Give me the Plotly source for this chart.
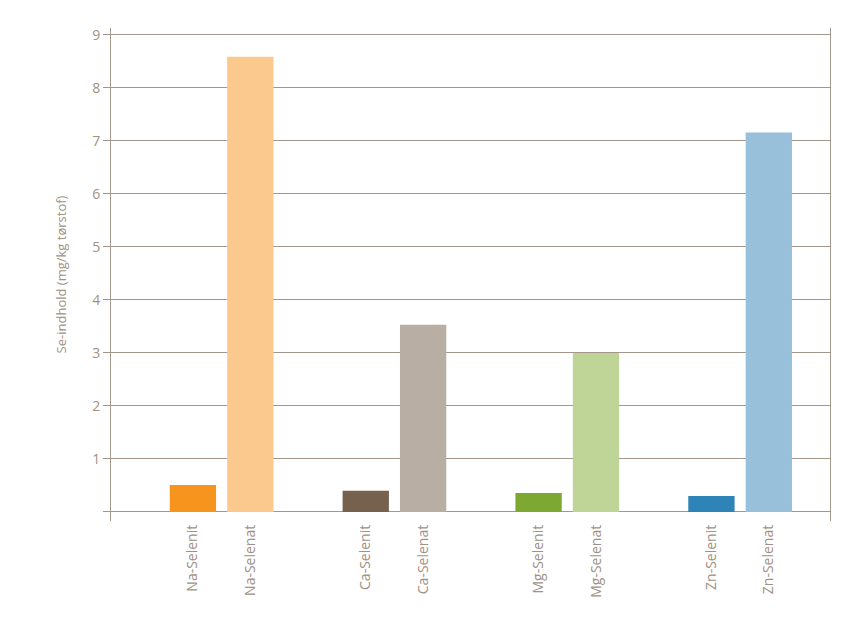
import plotly.graph_objects as go

groups = ["Na", "Ca", "Mg", "Zn"]
labels = ["Na-Selenit", "Na-Selenat", "Ca-Selenit", "Ca-Selenat",
          "Mg-Selenit", "Mg-Selenat", "Zn-Selenit", "Zn-Selenat"]
values = [0.51, 8.59, 0.40, 3.53, 0.36, 3.00, 0.30, 7.16]
colors = ["#F7941D", "#FBC98E", "#76614F", "#B9AEA4",
          "#7DA832", "#BFD598", "#2E83B7", "#98C0DB"]
y_ticks = [0, 1, 2, 3, 4, 5, 6, 7, 8, 9]
y_ticktext = ["", "1", "2", "3", "4", "5", "6", "7", "8", "9"]

offset = 0.166
xpos = []
for gi in range(len(groups)):
    xpos.append(gi - offset)
    xpos.append(gi + offset)

txt = "#A09184"
line = "#A3968B"

fig = go.Figure(go.Bar(x=xpos, y=values, marker=dict(color=colors, line=dict(width=0)),
                       width=0.268, hoverinfo="skip"))

fig.update_layout(
    width=865, height=623,
    margin=dict(l=103, r=43, t=20, b=110, autoexpand=False),
    paper_bgcolor="white", plot_bgcolor="white",
    showlegend=False,
    font=dict(family="Open Sans", color=txt),
    xaxis=dict(range=[-0.64, 3.52], tickmode="array", tickvals=xpos, ticktext=labels,
               tickangle=-90, showgrid=False, zeroline=False, showline=False, automargin=False,
               ticks="", tickfont=dict(size=14, color=txt), ticklabelstandoff=0),
    yaxis=dict(range=[-0.17, 9.13], tickmode="array", tickvals=y_ticks, ticktext=y_ticktext,
               showgrid=True, gridcolor=line, gridwidth=1, zeroline=False, automargin=False,
               showline=True, linecolor=line, linewidth=1, mirror=True,
               ticks="outside", ticklen=7, tickcolor=line, tickwidth=1,
               tickfont=dict(size=14, color=txt),
               title=dict(text="Se-indhold (mg/kg tørstof)", font=dict(size=13, color=txt), standoff=22)),
)

fig.write_html("out.html")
# # # # # # #
(DIRECTIONS FOR THIS TASK) Your copy of the data above should match it exactly, except that pictures are left out.

(RIGHT ANSWER)
Give me the Plotly source for this chart.
import plotly.graph_objects as go

groups = ["Na", "Ca", "Mg", "Zn"]
labels = ["Na-Selenit", "Na-Selenat", "Ca-Selenit", "Ca-Selenat",
          "Mg-Selenit", "Mg-Selenat", "Zn-Selenit", "Zn-Selenat"]
values = [0.51, 8.59, 0.40, 3.53, 0.36, 3.00, 0.30, 7.16]
colors = ["#F7941D", "#FBC98E", "#76614F", "#B9AEA4",
          "#7DA832", "#BFD598", "#2E83B7", "#98C0DB"]
y_ticks = [0, 1, 2, 3, 4, 5, 6, 7, 8, 9]
y_ticktext = ["", "1", "2", "3", "4", "5", "6", "7", "8", "9"]

offset = 0.166
xpos = []
for gi in range(len(groups)):
    xpos.append(gi - offset)
    xpos.append(gi + offset)

txt = "#A09184"
line = "#A3968B"

fig = go.Figure(go.Bar(x=xpos, y=values, marker=dict(color=colors, line=dict(width=0)),
                       width=0.268, hoverinfo="skip"))

fig.update_layout(
    width=865, height=623,
    margin=dict(l=103, r=43, t=20, b=110, autoexpand=False),
    paper_bgcolor="white", plot_bgcolor="white",
    showlegend=False,
    font=dict(family="Open Sans", color=txt),
    xaxis=dict(range=[-0.64, 3.52], tickmode="array", tickvals=xpos, ticktext=labels,
               tickangle=-90, showgrid=False, zeroline=False, showline=False, automargin=False,
               ticks="", tickfont=dict(size=14, color=txt), ticklabelstandoff=0),
    yaxis=dict(range=[-0.17, 9.13], tickmode="array", tickvals=y_ticks, ticktext=y_ticktext,
               showgrid=True, gridcolor=line, gridwidth=1, zeroline=False, automargin=False,
               showline=True, linecolor=line, linewidth=1, mirror=True,
               ticks="outside", ticklen=7, tickcolor=line, tickwidth=1,
               tickfont=dict(size=14, color=txt),
               title=dict(text="Se-indhold (mg/kg tørstof)", font=dict(size=13, color=txt), standoff=22)),
)

fig.write_html("out.html")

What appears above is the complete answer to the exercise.